Task >>
Everything from the line with "Recreate this image" through the line with "const conditions = ['Ta", inclusive, should be repeated exactly, except the pictures.

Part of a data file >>
## BEGIN

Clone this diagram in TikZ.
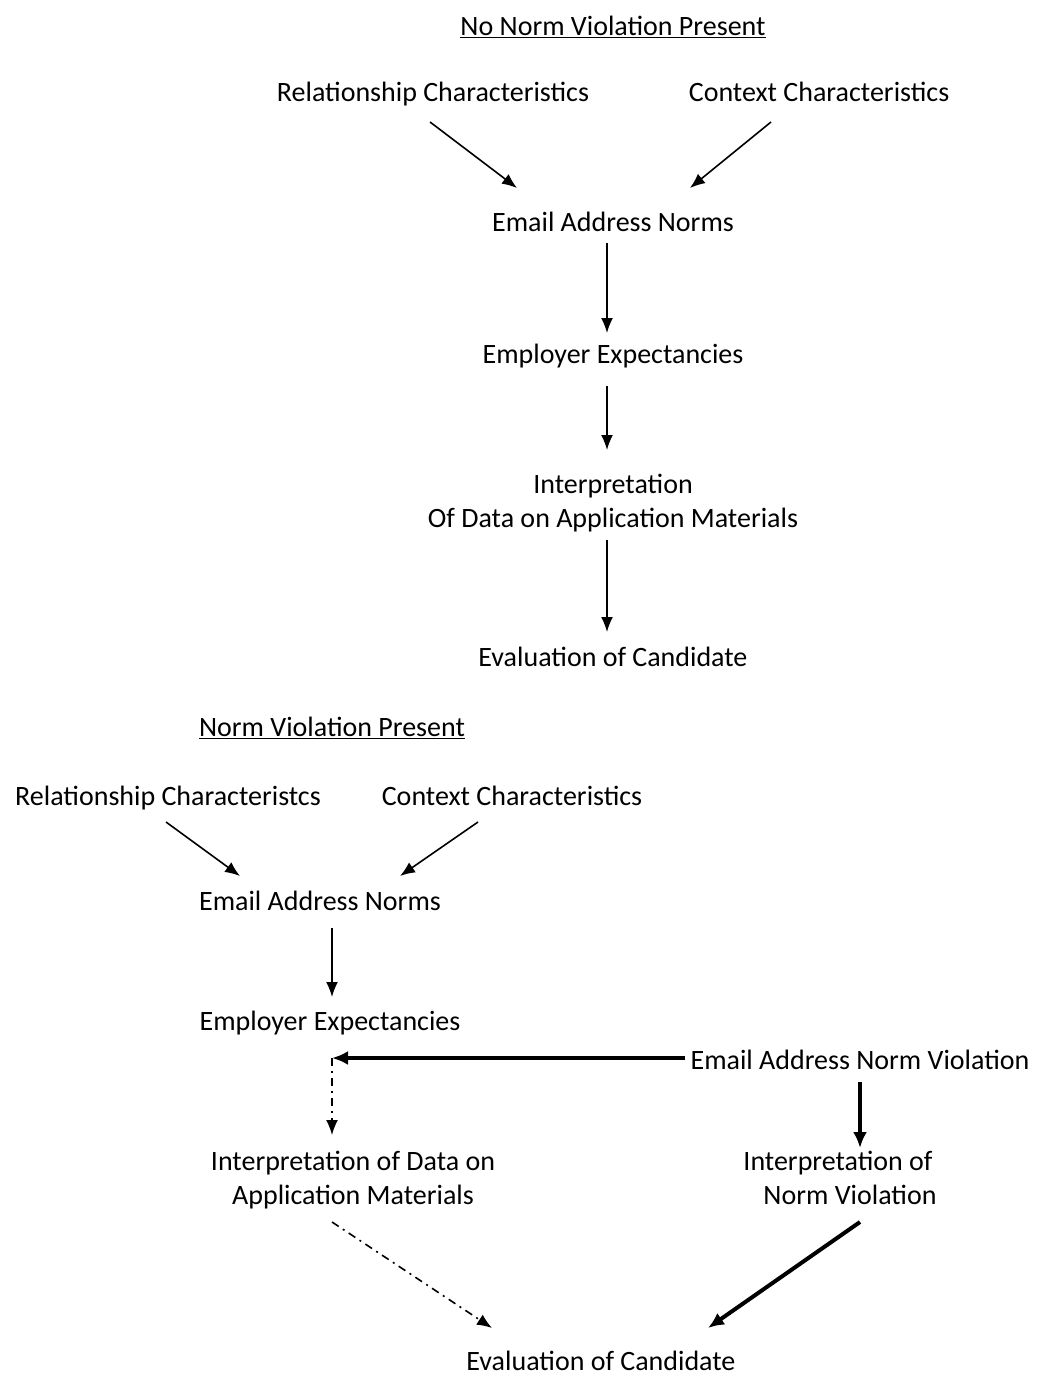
\documentclass[tikz,border=0pt]{standalone}
\usepackage{fontspec}
\setmainfont{Carlito}
\usetikzlibrary{arrows.meta}
\begin{document}
\begin{tikzpicture}[x=1pt,y=-1pt,
  lbl/.style={font=\fontsize{28}{34}\selectfont, inner sep=0pt, align=center},
  one/.style={lbl, text height=19pt, text depth=6pt},
  arr/.style={line width=1.6pt, -{Latex[length=15pt,width=12pt]}},
  tarr/.style={line width=4pt, -{Latex[length=16pt,width=14pt]}},
  ddarr/.style={line width=1.6pt, dash pattern=on 8pt off 5pt on 2pt off 5pt, -{Latex[length=15pt,width=12pt]}}]
\useasboundingbox (0,0) rectangle (1036,1378);

% top section
\node[one] (t1) at (613,29) {\underline{No Norm Violation Present}};
\node[one] (rc1) at (433,95) {Relationship Characteristics};
\node[one] (cc1) at (819,95) {Context Characteristics};
\node[one] (ean1) at (613,225) {Email Address Norms};
\node[one] (ee1) at (613,357) {Employer Expectancies};
\node[lbl] (int1) at (613,503) {Interpretation\\Of Data on Application Materials};
\node[one] (ev1) at (613,660) {Evaluation of Candidate};

\coordinate (a1s) at (430,122); \coordinate (a1e) at (517,188);
\coordinate (a2s) at (771,122); \coordinate (a2e) at (690,188);
\draw[arr] (a1s) -- (a1e);
\draw[arr] (a2s) -- (a2e);
\coordinate (v1s) at (607,243); \coordinate (v1e) at (607,333);
\coordinate (v2s) at (607,386); \coordinate (v2e) at (607,450);
\coordinate (v3s) at (607,540); \coordinate (v3e) at (607,632);
\draw[arr] (v1s) -- (v1e);
\draw[arr] (v2s) -- (v2e);
\draw[arr] (v3s) -- (v3e);

% bottom section
\node[one] (t2) at (332,730) {\underline{Norm Violation Present}};
\node[one] (rc2) at (168,799) {Relationship Characteristcs};
\node[one] (cc2) at (512,799) {Context Characteristics};
\node[one] (ean2) at (320,904) {Email Address Norms};
\node[one] (ee2) at (330,1024) {Employer Expectancies};
\node[one] (env) at (860,1063) {Email Address Norm Violation};
\node[lbl] (idm) at (353,1180) {Interpretation of Data on\\Application Materials};
\node[lbl] (inv) at (838,1178) {Interpretation of\\\hspace*{24pt}Norm Violation};
\node[lbl, text height=19pt, text depth=0pt] (ev2) at (601,1361) {Evaluation of Candidate};

\coordinate (b1s) at (166,822); \coordinate (b1e) at (240,876);
\coordinate (b2s) at (478,822); \coordinate (b2e) at (400,876);
\draw[arr] (b1s) -- (b1e);
\draw[arr] (b2s) -- (b2e);
\coordinate (b3s) at (332,928); \coordinate (b3e) at (332,997);
\draw[arr] (b3s) -- (b3e);

\coordinate (j) at (332,1058);
\coordinate (envw) at (685,1058);
\draw[tarr] (envw) -- (j);
\coordinate (jd) at (332,1135);
\draw[ddarr] (j) -- (jd);

\coordinate (c1s) at (860,1082); \coordinate (c1e) at (860,1148);
\draw[tarr] (c1s) -- (c1e);

\coordinate (d1s) at (332,1222); \coordinate (d1e) at (492,1328);
\draw[ddarr] (d1s) -- (d1e);
\coordinate (d2s) at (860,1222); \coordinate (d2e) at (708,1328);
\draw[tarr] (d2s) -- (d2e);
\end{tikzpicture}
\end{document}
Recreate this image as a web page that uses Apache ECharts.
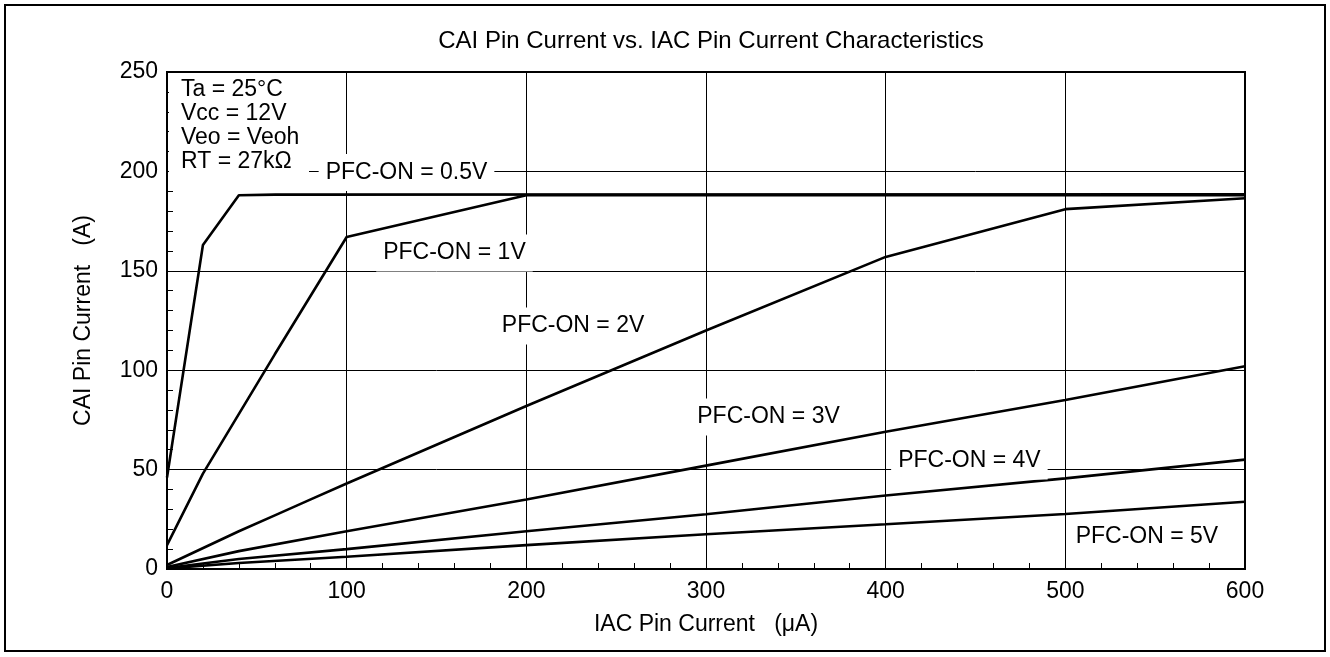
<!DOCTYPE html>
<html><head><meta charset="utf-8">
<script src="https://cdn.jsdelivr.net/npm/echarts@6/dist/echarts.min.js"></script>
<style>html,body{margin:0;padding:0;background:#fff}#c{width:1330px;height:657px}</style>
</head><body><div id="c"></div>
<script>
const xTicks = [0, 100, 200, 300, 400, 500, 600];
const yTicks = [0, 50, 100, 150, 200, 250];
const s05 = [[0,46],[20,163],[40,188],[60,188.3],[600,188.5]];
const s1  = [[0,12],[20,48],[60,108],[100,167],[200,188],[600,188]];
const s2  = [[0,2],[40,19],[60,27],[80,35],[100,43],[200,82],[300,120],[400,157],[500,181],[600,186.5]];
const s3  = [[0,1],[40,9],[100,19],[200,35],[300,52],[400,69],[500,85],[600,102]];
const s4  = [[0,0.5],[40,5],[100,10],[200,19],[300,27.5],[400,37],[500,45.6],[600,55]];
const s5  = [[0,0.3],[40,3],[100,6.2],[200,12],[300,17.5],[400,22.5],[500,27.7],[600,33.8]];
const seriesNames = ['PFC-ON = 0.5V','PFC-ON = 1V','PFC-ON = 2V','PFC-ON = 3V','PFC-ON = 4V','PFC-ON = 5V'];
const labelCoords = [[133.3,199.5],[160,159],[226,122.2],[334.8,76.5],[446.6,54.3],[545.4,16.3]];
const conditions = ['Ta = 25°C','Vcc = 12V','Veo = Veoh','RT = 27kΩ'];

const FONT = 'Liberation Sans, Arial, sans-serif';
const FS = 23;
const W = 1330, H = 657;
const GL = 167, GR = 85, GT = 72, GB = 88;
const allData = [s05, s1, s2, s3, s4, s5];
const series = allData.map((d, i) => ({
  type: 'line', name: seriesNames[i], data: d, symbol: 'none', silent: true,
  xAxisIndex: 0, yAxisIndex: 0,
  lineStyle: {color: '#000', width: 2.6}, z: 3,
  markPoint: {
    symbol: 'rect', symbolSize: 0, silent: true,
    data: [{coord: labelCoords[i], value: seriesNames[i]}],
    label: {show: true, position: 'inside', formatter: seriesNames[i], color: '#000',
      fontFamily: FONT, fontSize: FS, lineHeight: 23, backgroundColor: '#fff', padding: [7, 7]}
  }
}));

const minorOnly = {
  axisLine: {show: false, onZero: false}, axisLabel: {show: false}, splitLine: {show: false},
  axisTick: {show: false},
  minorTick: {show: true, splitNumber: 5, length: 6, lineStyle: {color: '#000', width: 1}}
};
const chart = echarts.init(document.getElementById('c'), null, {renderer: 'canvas'});
chart.setOption({
  animation: false,
  backgroundColor: '#fff',
  title: {text: 'CAI Pin Current vs. IAC Pin Current Characteristics', left: 706, textAlign: 'center', top: 24,
    textStyle: {fontFamily: FONT, fontSize: 24, fontWeight: 'normal', color: '#000'}},
  grid: [
    {left: GL, right: GR, top: GT, bottom: GB, show: true, borderColor: '#000', borderWidth: 2, backgroundColor: 'transparent'},
    {left: GL - 60, right: W - GL, top: GT, bottom: GB, show: false},
    {left: GL, right: GR, top: H - GB, height: 20, show: false}
  ],
  xAxis: [{type: 'value', gridIndex: 0, min: 0, max: 600, interval: 100,
    name: 'IAC Pin Current   (μA)', nameLocation: 'middle', nameGap: 44,
    nameTextStyle: {fontFamily: FONT, fontSize: FS, color: '#000'},
    axisLine: {show: true, lineStyle: {color: '#000', width: 2}},
    axisTick: {show: false},
    axisLabel: {fontFamily: FONT, fontSize: FS, color: '#000', margin: 11},
    splitLine: {show: true, lineStyle: {color: '#000', width: 1}}
  },
  {type: 'value', gridIndex: 1, min: 0, max: 1, show: false, axisLine: {onZero: false}},
  Object.assign({type: 'value', gridIndex: 2, min: 0, max: 600, interval: 100, position: 'top'}, minorOnly)],
  yAxis: [{type: 'value', gridIndex: 0, min: 0, max: 250, interval: 50,
    name: 'CAI Pin Current   (A)', nameLocation: 'middle', nameGap: 72,
    nameTextStyle: {fontFamily: FONT, fontSize: FS, color: '#000'},
    axisLine: {show: true, lineStyle: {color: '#000', width: 2}},
    axisTick: {show: false},
    axisLabel: {fontFamily: FONT, fontSize: FS, color: '#000', margin: 9},
    splitLine: {show: true, lineStyle: {color: '#000', width: 1}}
  },
  Object.assign({type: 'value', gridIndex: 1, min: 0, max: 250, interval: 50, position: 'right'}, minorOnly),
  {type: 'value', gridIndex: 2, min: 0, max: 1, show: false, axisLine: {onZero: false}}],
  series: series,
  graphic: [
    {type: 'rect', shape: {x: 5, y: 5, width: 1320, height: 646}, style: {fill: 'none', stroke: '#000', lineWidth: 2}, silent: true, z: 100},
    {type: 'rect', shape: {x: 169, y: 74, width: 140, height: 106}, style: {fill: '#fff'}, silent: true, z: 50},
    {type: 'text', left: 181, top: 78, z: 51, silent: true,
      style: {text: conditions.join('\n'), fontFamily: FONT, fontSize: FS, lineHeight: 24, fill: '#000'}}
  ]
});
</script></body></html>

## END

Written solution >>
Recreate this image as a web page that uses Apache ECharts.
<!DOCTYPE html>
<html><head><meta charset="utf-8">
<script src="https://cdn.jsdelivr.net/npm/echarts@6/dist/echarts.min.js"></script>
<style>html,body{margin:0;padding:0;background:#fff}#c{width:1330px;height:657px}</style>
</head><body><div id="c"></div>
<script>
const xTicks = [0, 100, 200, 300, 400, 500, 600];
const yTicks = [0, 50, 100, 150, 200, 250];
const s05 = [[0,46],[20,163],[40,188],[60,188.3],[600,188.5]];
const s1  = [[0,12],[20,48],[60,108],[100,167],[200,188],[600,188]];
const s2  = [[0,2],[40,19],[60,27],[80,35],[100,43],[200,82],[300,120],[400,157],[500,181],[600,186.5]];
const s3  = [[0,1],[40,9],[100,19],[200,35],[300,52],[400,69],[500,85],[600,102]];
const s4  = [[0,0.5],[40,5],[100,10],[200,19],[300,27.5],[400,37],[500,45.6],[600,55]];
const s5  = [[0,0.3],[40,3],[100,6.2],[200,12],[300,17.5],[400,22.5],[500,27.7],[600,33.8]];
const seriesNames = ['PFC-ON = 0.5V','PFC-ON = 1V','PFC-ON = 2V','PFC-ON = 3V','PFC-ON = 4V','PFC-ON = 5V'];
const labelCoords = [[133.3,199.5],[160,159],[226,122.2],[334.8,76.5],[446.6,54.3],[545.4,16.3]];
const conditions = ['Ta = 25°C','Vcc = 12V','Veo = Veoh','RT = 27kΩ'];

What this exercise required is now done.